Write the data out again exactly, dropping any images it holds.

● ● ● ● ● ● ●

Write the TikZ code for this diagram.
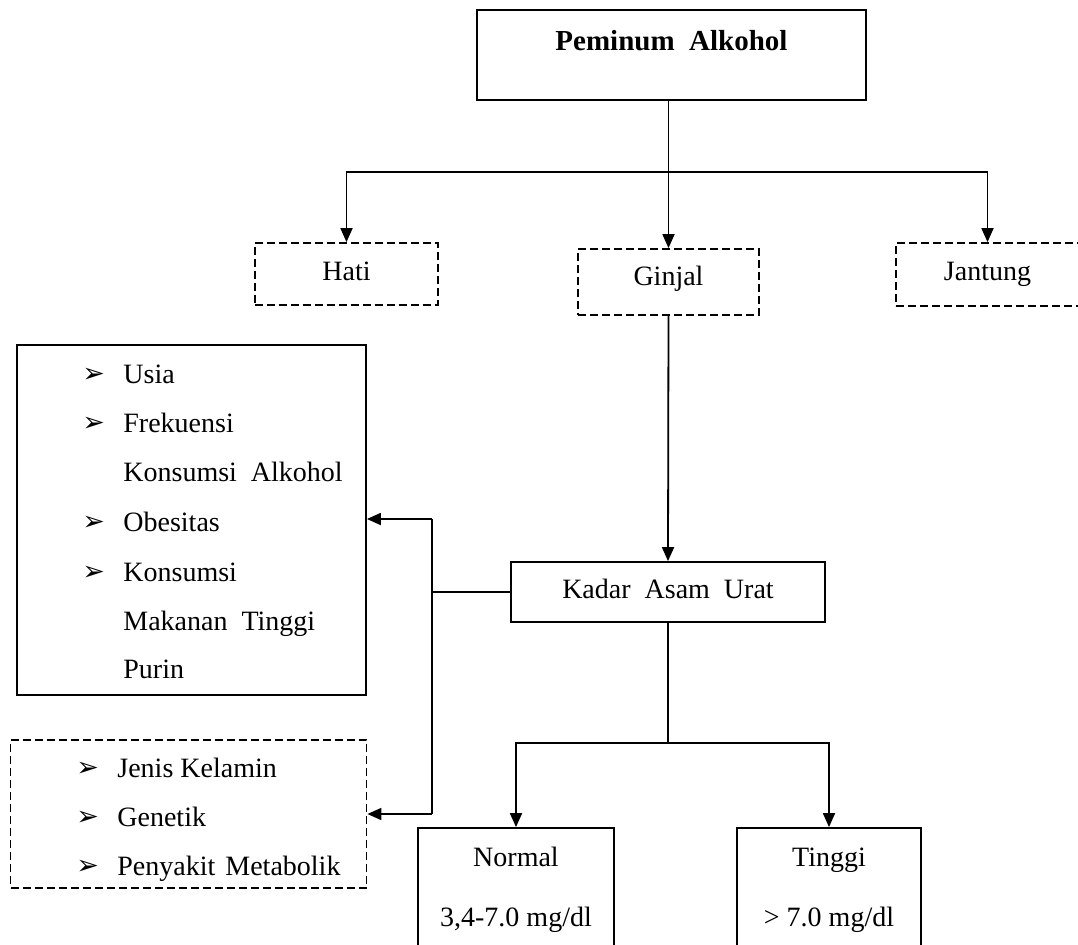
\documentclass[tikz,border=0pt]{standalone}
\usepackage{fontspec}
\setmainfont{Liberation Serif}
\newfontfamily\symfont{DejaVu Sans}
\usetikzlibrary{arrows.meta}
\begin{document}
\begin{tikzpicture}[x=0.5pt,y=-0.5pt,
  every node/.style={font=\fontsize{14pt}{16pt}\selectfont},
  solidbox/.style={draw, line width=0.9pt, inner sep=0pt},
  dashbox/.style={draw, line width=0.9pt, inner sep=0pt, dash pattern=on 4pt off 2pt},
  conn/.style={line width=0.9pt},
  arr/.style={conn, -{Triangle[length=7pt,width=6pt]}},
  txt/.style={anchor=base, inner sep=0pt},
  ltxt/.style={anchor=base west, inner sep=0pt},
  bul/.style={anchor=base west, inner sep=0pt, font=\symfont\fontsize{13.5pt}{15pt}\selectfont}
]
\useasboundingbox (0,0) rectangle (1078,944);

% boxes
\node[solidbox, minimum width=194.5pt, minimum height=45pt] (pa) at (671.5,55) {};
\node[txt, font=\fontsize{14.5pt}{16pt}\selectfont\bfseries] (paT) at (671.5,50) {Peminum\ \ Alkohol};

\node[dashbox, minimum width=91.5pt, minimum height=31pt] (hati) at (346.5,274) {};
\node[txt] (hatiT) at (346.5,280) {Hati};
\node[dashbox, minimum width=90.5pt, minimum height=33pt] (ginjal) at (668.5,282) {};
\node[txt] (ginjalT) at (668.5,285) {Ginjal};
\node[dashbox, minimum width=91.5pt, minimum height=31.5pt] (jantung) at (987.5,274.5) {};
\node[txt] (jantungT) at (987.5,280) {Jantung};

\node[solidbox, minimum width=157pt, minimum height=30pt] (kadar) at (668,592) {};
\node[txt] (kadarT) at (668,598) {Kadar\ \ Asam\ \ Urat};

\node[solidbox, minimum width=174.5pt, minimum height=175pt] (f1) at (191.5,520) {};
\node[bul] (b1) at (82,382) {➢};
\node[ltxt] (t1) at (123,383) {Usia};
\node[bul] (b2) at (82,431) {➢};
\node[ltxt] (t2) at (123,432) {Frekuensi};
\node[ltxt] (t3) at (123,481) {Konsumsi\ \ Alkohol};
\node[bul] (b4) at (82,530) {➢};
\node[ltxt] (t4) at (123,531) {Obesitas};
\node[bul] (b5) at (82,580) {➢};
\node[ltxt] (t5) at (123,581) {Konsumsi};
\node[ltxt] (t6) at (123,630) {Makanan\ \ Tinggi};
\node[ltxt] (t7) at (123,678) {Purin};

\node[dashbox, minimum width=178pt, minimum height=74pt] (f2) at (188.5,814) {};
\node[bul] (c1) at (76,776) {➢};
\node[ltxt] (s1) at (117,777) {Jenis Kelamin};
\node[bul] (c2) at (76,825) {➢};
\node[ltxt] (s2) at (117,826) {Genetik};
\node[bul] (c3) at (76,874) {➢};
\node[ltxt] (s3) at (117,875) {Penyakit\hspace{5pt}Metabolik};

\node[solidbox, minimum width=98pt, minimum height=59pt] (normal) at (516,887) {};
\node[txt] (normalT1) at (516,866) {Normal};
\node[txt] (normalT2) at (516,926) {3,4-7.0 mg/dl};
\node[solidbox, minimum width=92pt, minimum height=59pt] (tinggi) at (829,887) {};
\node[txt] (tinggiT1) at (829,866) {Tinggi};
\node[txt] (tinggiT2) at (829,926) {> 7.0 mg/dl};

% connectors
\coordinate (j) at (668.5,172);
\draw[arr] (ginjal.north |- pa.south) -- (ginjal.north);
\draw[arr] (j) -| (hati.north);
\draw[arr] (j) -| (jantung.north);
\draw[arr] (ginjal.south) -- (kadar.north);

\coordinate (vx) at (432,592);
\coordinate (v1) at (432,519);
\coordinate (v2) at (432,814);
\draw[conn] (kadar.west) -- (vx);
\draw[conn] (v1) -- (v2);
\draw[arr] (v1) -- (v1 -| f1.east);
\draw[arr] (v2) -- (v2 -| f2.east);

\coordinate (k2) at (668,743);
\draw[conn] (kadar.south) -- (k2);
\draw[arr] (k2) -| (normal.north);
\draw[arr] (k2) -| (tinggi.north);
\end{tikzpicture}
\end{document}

● ● ● ● ● ● ●

» Task solution
Write the TikZ code for this diagram.
\documentclass[tikz,border=0pt]{standalone}
\usepackage{fontspec}
\setmainfont{Liberation Serif}
\newfontfamily\symfont{DejaVu Sans}
\usetikzlibrary{arrows.meta}
\begin{document}
\begin{tikzpicture}[x=0.5pt,y=-0.5pt,
  every node/.style={font=\fontsize{14pt}{16pt}\selectfont},
  solidbox/.style={draw, line width=0.9pt, inner sep=0pt},
  dashbox/.style={draw, line width=0.9pt, inner sep=0pt, dash pattern=on 4pt off 2pt},
  conn/.style={line width=0.9pt},
  arr/.style={conn, -{Triangle[length=7pt,width=6pt]}},
  txt/.style={anchor=base, inner sep=0pt},
  ltxt/.style={anchor=base west, inner sep=0pt},
  bul/.style={anchor=base west, inner sep=0pt, font=\symfont\fontsize{13.5pt}{15pt}\selectfont}
]
\useasboundingbox (0,0) rectangle (1078,944);

% boxes
\node[solidbox, minimum width=194.5pt, minimum height=45pt] (pa) at (671.5,55) {};
\node[txt, font=\fontsize{14.5pt}{16pt}\selectfont\bfseries] (paT) at (671.5,50) {Peminum\ \ Alkohol};

\node[dashbox, minimum width=91.5pt, minimum height=31pt] (hati) at (346.5,274) {};
\node[txt] (hatiT) at (346.5,280) {Hati};
\node[dashbox, minimum width=90.5pt, minimum height=33pt] (ginjal) at (668.5,282) {};
\node[txt] (ginjalT) at (668.5,285) {Ginjal};
\node[dashbox, minimum width=91.5pt, minimum height=31.5pt] (jantung) at (987.5,274.5) {};
\node[txt] (jantungT) at (987.5,280) {Jantung};

\node[solidbox, minimum width=157pt, minimum height=30pt] (kadar) at (668,592) {};
\node[txt] (kadarT) at (668,598) {Kadar\ \ Asam\ \ Urat};

\node[solidbox, minimum width=174.5pt, minimum height=175pt] (f1) at (191.5,520) {};
\node[bul] (b1) at (82,382) {➢};
\node[ltxt] (t1) at (123,383) {Usia};
\node[bul] (b2) at (82,431) {➢};
\node[ltxt] (t2) at (123,432) {Frekuensi};
\node[ltxt] (t3) at (123,481) {Konsumsi\ \ Alkohol};
\node[bul] (b4) at (82,530) {➢};
\node[ltxt] (t4) at (123,531) {Obesitas};
\node[bul] (b5) at (82,580) {➢};
\node[ltxt] (t5) at (123,581) {Konsumsi};
\node[ltxt] (t6) at (123,630) {Makanan\ \ Tinggi};
\node[ltxt] (t7) at (123,678) {Purin};

\node[dashbox, minimum width=178pt, minimum height=74pt] (f2) at (188.5,814) {};
\node[bul] (c1) at (76,776) {➢};
\node[ltxt] (s1) at (117,777) {Jenis Kelamin};
\node[bul] (c2) at (76,825) {➢};
\node[ltxt] (s2) at (117,826) {Genetik};
\node[bul] (c3) at (76,874) {➢};
\node[ltxt] (s3) at (117,875) {Penyakit\hspace{5pt}Metabolik};

\node[solidbox, minimum width=98pt, minimum height=59pt] (normal) at (516,887) {};
\node[txt] (normalT1) at (516,866) {Normal};
\node[txt] (normalT2) at (516,926) {3,4-7.0 mg/dl};
\node[solidbox, minimum width=92pt, minimum height=59pt] (tinggi) at (829,887) {};
\node[txt] (tinggiT1) at (829,866) {Tinggi};
\node[txt] (tinggiT2) at (829,926) {> 7.0 mg/dl};

% connectors
\coordinate (j) at (668.5,172);
\draw[arr] (ginjal.north |- pa.south) -- (ginjal.north);
\draw[arr] (j) -| (hati.north);
\draw[arr] (j) -| (jantung.north);
\draw[arr] (ginjal.south) -- (kadar.north);

\coordinate (vx) at (432,592);
\coordinate (v1) at (432,519);
\coordinate (v2) at (432,814);
\draw[conn] (kadar.west) -- (vx);
\draw[conn] (v1) -- (v2);
\draw[arr] (v1) -- (v1 -| f1.east);
\draw[arr] (v2) -- (v2 -| f2.east);

\coordinate (k2) at (668,743);
\draw[conn] (kadar.south) -- (k2);
\draw[arr] (k2) -| (normal.north);
\draw[arr] (k2) -| (tinggi.north);
\end{tikzpicture}
\end{document}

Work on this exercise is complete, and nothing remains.